09/01/2017 In this sobering, intellectually acute work, retired classics professor Richard lives alone in Berlin, pottering about his autumnal existence until he sees a news report featuring ten African refugees conducting a hunger strike before Berlin's Town Hall. He's struck by the idea that they have made themselves visible by refusing to say who they are and begins following their plight, finally visiting a facility where several have been moved after an agreement with the Senate.

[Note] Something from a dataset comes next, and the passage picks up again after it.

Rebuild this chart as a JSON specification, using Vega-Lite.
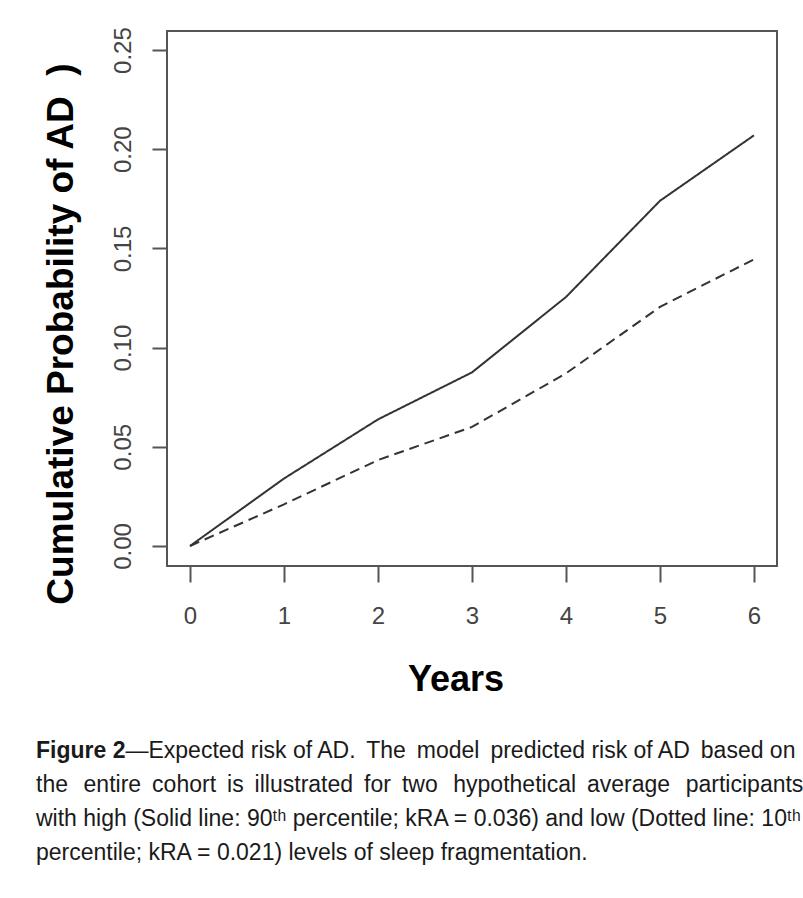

His motivations are initially self-serving; he wants to investigate the nature of time, "something he can probably do best in conversation with those who have fallen out of it." But as the men speak matter-of-factly of their lives and losses, he begins to realize his ignorance, drawing closer and even inviting a man named Osarobo home to play the piano. Meanwhile, Hans Fallada Prize winner Erpenbeck (Visitation), whose East German background informs the narrative, clarifies the wrong-headedness of Europe asylum laws as she reflects on borders that can and can't be crossed and the pain of moving beyond the surface of things. VERDICT Occasionally slow-moving but a stunning and intimate look into the refugee crisis; refreshingly, the characters don't finally embrace sentimentally but inch toward understanding.
★ 2017-07-04 Searching novel of the Berlin refugee crisis by Erpenbeck, considered one of the foremost contemporary German writers."The best cure for love—as Ovid knew centuries ago—is work." So thinks Richard, who, recently retired from a career as a classics professor, has little to do except ponder death and his own demise that will someday come. What, he wonders, will become of all his things, his carefully assembled library, his research notes and bric-a-brac? It's definitely a First World problem, because, as Richard soon discovers, there's a side of Berlin he hasn't seen: the demimonde of refugees in a time when many are being denied asylum and being deported to their countries of origin. His interest awakens when he learns of a hunger strike being undertaken by 10 men who "want to support themselves by working" and become productive citizens of Germany. For Richard, the crisis prompts reflection on his nation's past—and not just Germany, but the German Democratic Republic, East Germany, of which he had been a citizen (as had Erpenbeck). Richard plunges into the work of making a case for the men's asylum, work that takes him into the twists and turns of humanitarian and political bureaucracy and forces him to reckon with a decidedly dark strain running through his compatriots ("Round up the boys and girls and send them back to where they came from, the voice of the people declares in the Internet forums"). Richard's quest for meaning finds welcoming guides among young men moving forth from Syria, Ghana, Burkina Faso, some unable to read, one confessing that he has never sat in a cafe before, all needful strangers with names like Apollo, Rashid, and Osarobo. In the end, he learns from his experiences, and theirs, a lesson that has been building all his life: "that the things I can endure are only just the surface of what I can't possibly endure." A lyrical, urgent artistic response to a history that is still unfolding.